Written request: Copy out each line below that has the word "this" in it.

Materials provided:
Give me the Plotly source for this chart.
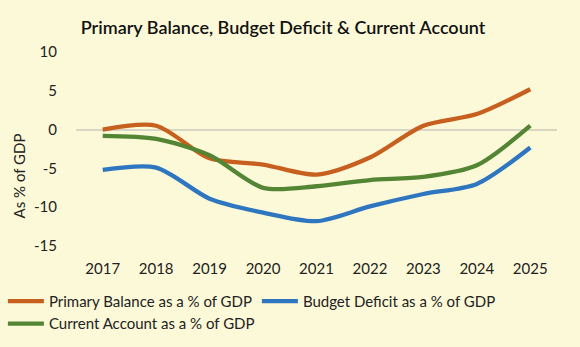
import plotly.graph_objects as go

years = ["2017", "2018", "2019", "2020", "2021", "2022", "2023", "2024", "2025"]
primary_balance = [0.0, 0.5, -3.7, -4.5, -5.8, -3.6, 0.5, 2.0, 5.2]
budget_deficit = [-5.2, -4.9, -8.9, -10.7, -11.8, -9.9, -8.3, -7.0, -2.3]
current_account = [-0.8, -1.2, -3.3, -7.5, -7.3, -6.5, -6.1, -4.6, 0.5]
y_ticks = [10, 5, 0, -5, -10, -15]
y_tick_labels = ["10", "5", "0", "-5", "-10", "-15"]

font_family = "Lato, 'Open Sans', sans-serif"
bg = "#FCF9D8"

series = [
    ("Primary Balance as a % of GDP", primary_balance, "#C75F1E"),
    ("Budget Deficit as a % of GDP", budget_deficit, "#2E76C0"),
    ("Current Account as a % of GDP", current_account, "#538534"),
]

fig = go.Figure()
for name, vals, color in series:
    fig.add_trace(go.Scatter(
        x=years, y=vals, name=name, mode="lines",
        line=dict(color=color, width=4.3, shape="spline", smoothing=0.8),
    ))

fig.update_layout(
    width=580, height=347,
    paper_bgcolor=bg, plot_bgcolor=bg,
    margin=dict(l=76, r=23, t=52, b=101, autoexpand=False),
    font=dict(family=font_family, size=15, color="#222222"),
    title=dict(
        text="Primary Balance, Budget Deficit & Current Account",
        xref="container", x=0.488, xanchor="center", y=0.92, yanchor="middle",
        font=dict(family=font_family, size=18, color="#111111", weight=600),
    ),
    xaxis=dict(
        type="category", range=[-0.5, len(years) - 0.5],
        showgrid=False, zeroline=False, showline=False,
        ticks="", tickfont=dict(size=15), ticklabelstandoff=12,
    ),
    yaxis=dict(
        range=[-15, 10], tickvals=y_ticks, ticktext=y_tick_labels,
        showgrid=False, zeroline=True, zerolinecolor="#D9D6C4", zerolinewidth=1.5,
        tickfont=dict(size=15), ticks="", ticklabelstandoff=18,
    ),
    annotations=[dict(
        text="As % of GDP", textangle=-90, showarrow=False,
        xref="paper", x=-0.118, xanchor="center",
        yref="paper", y=0.36, yanchor="middle",
        font=dict(size=15, color="#222222"),
    )],
    legend=dict(
        orientation="h", xref="paper", x=-0.152, xanchor="left",
        yref="paper", y=-0.2, yanchor="top",
        font=dict(size=15), entrywidth=203, entrywidthmode="pixels",
        bgcolor="rgba(0,0,0,0)", tracegroupgap=0, itemwidth=36,
    ),
)

fig.write_html("out.html")
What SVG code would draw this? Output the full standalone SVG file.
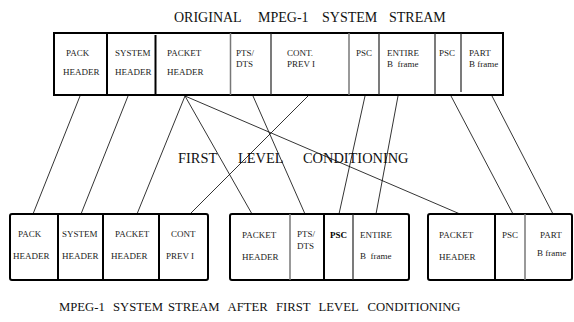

Reply to the exercise:
Give me the Plotly source for this chart.
What SVG code would draw this? Output the full standalone SVG file.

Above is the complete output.